Records for the task:
● ● ● ● ●

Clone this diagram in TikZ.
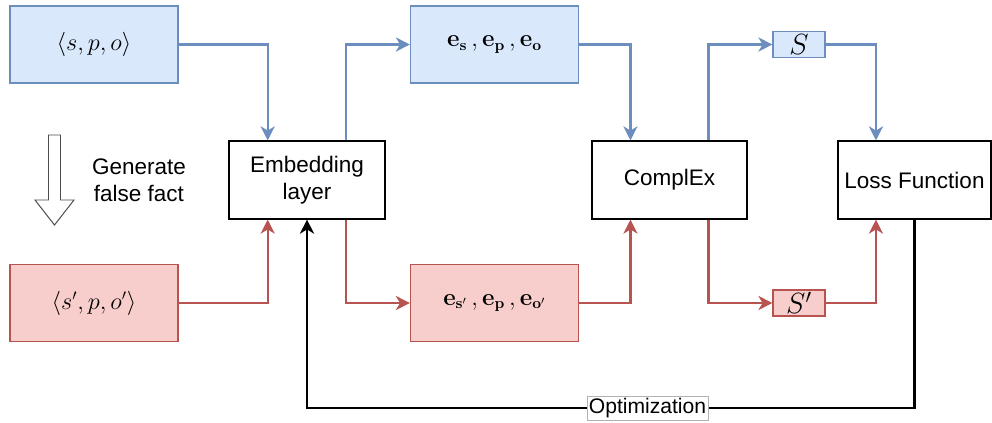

● ● ● ● ●

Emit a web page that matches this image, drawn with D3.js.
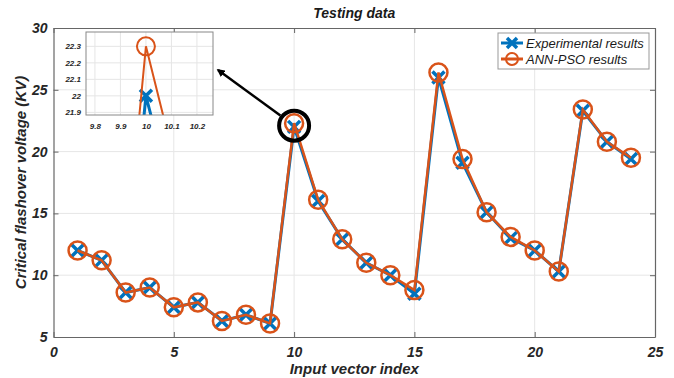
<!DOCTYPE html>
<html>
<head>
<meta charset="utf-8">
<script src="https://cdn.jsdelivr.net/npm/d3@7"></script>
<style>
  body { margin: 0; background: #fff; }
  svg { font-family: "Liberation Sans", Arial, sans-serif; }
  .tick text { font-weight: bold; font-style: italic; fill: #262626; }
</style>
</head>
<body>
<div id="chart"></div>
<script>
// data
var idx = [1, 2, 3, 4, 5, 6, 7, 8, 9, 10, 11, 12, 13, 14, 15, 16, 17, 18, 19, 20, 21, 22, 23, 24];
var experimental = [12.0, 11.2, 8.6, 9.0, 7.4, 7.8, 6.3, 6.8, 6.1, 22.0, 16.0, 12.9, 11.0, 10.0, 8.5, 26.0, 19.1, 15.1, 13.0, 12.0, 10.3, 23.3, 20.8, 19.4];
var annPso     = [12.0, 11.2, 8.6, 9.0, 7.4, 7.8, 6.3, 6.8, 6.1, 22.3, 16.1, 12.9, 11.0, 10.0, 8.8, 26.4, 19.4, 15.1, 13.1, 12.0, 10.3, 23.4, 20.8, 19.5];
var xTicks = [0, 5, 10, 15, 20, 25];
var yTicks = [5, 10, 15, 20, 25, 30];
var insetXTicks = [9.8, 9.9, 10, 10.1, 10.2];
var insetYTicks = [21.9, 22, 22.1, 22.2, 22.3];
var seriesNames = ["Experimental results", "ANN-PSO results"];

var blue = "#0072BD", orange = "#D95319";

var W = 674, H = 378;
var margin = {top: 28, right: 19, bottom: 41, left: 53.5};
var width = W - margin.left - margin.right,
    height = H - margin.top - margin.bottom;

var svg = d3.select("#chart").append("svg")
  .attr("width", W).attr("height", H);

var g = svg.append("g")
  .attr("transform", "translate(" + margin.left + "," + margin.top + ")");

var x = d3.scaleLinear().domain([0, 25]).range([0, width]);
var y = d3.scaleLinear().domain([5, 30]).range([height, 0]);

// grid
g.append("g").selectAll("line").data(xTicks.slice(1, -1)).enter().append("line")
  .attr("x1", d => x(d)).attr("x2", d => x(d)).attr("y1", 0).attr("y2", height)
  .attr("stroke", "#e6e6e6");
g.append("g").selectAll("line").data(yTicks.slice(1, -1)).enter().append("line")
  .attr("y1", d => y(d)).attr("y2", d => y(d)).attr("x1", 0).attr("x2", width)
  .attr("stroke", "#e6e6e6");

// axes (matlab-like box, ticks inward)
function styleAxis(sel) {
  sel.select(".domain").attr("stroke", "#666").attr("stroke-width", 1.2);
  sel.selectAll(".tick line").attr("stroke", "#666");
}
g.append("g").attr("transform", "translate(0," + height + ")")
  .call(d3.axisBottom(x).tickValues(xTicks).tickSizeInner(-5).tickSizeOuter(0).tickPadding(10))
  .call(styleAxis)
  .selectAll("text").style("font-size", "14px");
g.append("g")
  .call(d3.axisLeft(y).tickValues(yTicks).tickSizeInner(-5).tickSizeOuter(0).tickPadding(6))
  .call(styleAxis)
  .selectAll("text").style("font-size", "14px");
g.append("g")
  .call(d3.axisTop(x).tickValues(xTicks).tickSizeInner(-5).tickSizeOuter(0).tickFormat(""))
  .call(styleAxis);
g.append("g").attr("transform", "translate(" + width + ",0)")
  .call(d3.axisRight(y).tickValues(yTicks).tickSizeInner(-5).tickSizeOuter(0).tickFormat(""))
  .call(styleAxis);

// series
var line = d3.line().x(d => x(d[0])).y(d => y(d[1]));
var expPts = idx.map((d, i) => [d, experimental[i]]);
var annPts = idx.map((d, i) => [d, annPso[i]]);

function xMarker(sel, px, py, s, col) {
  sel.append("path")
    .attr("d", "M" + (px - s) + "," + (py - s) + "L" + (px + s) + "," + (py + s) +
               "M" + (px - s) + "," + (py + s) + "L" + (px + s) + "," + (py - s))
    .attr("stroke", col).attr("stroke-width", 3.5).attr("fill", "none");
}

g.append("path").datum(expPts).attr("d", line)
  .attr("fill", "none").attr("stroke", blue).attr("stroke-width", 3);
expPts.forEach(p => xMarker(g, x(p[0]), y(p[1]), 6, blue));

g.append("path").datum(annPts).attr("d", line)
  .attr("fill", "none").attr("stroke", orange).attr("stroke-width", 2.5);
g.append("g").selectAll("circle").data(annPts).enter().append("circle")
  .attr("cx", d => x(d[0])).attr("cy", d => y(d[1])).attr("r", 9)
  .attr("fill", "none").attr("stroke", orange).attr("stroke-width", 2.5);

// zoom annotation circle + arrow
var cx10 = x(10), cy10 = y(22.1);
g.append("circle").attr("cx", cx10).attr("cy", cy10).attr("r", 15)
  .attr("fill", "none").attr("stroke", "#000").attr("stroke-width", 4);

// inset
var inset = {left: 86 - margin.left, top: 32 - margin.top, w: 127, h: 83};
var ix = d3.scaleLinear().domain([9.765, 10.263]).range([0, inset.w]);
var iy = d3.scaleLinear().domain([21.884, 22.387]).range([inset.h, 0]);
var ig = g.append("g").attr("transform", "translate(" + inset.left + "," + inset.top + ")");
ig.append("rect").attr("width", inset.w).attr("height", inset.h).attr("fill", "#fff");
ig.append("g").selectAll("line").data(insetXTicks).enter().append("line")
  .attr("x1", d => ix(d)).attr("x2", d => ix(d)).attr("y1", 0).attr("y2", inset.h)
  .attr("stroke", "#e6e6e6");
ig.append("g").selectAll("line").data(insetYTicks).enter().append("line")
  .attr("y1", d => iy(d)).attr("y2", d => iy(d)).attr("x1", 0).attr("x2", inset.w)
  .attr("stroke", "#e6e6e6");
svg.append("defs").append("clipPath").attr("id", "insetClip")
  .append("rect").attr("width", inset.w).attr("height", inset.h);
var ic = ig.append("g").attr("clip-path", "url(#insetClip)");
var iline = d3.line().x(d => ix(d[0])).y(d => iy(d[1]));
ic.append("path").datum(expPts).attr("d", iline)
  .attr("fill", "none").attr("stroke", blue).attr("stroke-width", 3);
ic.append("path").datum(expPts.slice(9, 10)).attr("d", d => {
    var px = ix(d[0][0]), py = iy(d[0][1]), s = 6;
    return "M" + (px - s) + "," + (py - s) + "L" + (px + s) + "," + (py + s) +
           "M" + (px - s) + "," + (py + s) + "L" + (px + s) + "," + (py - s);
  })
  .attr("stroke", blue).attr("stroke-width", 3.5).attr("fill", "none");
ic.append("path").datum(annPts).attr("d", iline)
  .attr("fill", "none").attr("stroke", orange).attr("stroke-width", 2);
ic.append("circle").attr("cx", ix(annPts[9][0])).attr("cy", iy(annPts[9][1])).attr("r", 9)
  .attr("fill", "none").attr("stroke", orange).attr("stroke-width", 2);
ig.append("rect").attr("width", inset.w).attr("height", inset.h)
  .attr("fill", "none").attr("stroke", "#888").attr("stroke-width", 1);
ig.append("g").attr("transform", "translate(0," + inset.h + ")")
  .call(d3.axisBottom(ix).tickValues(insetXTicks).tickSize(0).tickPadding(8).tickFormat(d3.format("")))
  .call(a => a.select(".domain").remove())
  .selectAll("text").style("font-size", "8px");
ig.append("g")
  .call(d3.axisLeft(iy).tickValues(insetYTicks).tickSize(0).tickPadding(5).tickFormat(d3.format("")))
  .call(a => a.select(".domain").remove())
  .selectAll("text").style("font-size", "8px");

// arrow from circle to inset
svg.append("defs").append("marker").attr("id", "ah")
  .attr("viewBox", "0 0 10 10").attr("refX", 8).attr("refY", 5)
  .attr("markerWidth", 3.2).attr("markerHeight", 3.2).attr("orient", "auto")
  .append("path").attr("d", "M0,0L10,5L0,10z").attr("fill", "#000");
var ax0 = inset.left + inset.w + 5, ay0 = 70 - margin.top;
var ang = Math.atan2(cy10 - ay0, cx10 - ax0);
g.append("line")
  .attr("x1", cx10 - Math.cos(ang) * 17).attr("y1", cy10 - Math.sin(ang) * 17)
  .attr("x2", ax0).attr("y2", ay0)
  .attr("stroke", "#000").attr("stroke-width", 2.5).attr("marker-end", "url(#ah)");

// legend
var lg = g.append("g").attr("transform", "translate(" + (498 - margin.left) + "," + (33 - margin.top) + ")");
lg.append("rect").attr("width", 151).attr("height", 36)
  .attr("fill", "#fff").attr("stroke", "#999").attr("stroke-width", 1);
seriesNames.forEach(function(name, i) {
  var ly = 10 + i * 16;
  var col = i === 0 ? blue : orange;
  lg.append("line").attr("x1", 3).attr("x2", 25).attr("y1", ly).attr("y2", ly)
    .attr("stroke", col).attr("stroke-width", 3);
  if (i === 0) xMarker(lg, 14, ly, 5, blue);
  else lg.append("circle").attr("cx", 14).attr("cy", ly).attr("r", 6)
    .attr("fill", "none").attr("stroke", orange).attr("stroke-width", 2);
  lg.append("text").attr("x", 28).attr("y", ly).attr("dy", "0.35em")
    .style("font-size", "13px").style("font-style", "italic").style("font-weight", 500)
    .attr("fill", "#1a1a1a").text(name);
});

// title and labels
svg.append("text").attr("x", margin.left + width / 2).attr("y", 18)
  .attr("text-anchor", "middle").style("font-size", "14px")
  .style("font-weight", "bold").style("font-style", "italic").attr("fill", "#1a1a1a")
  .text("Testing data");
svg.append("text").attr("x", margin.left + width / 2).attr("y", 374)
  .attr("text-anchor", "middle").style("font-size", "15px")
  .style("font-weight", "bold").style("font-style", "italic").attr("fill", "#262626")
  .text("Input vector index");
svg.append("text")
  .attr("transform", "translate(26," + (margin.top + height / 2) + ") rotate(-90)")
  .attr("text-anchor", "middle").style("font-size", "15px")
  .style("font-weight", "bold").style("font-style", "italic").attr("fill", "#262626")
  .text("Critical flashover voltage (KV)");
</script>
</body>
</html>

● ● ● ● ●

To be done:
Pull out all lines from the entries above that include the word "this".

Task output:
Clone this diagram in TikZ.
Emit a web page that matches this image, drawn with D3.js.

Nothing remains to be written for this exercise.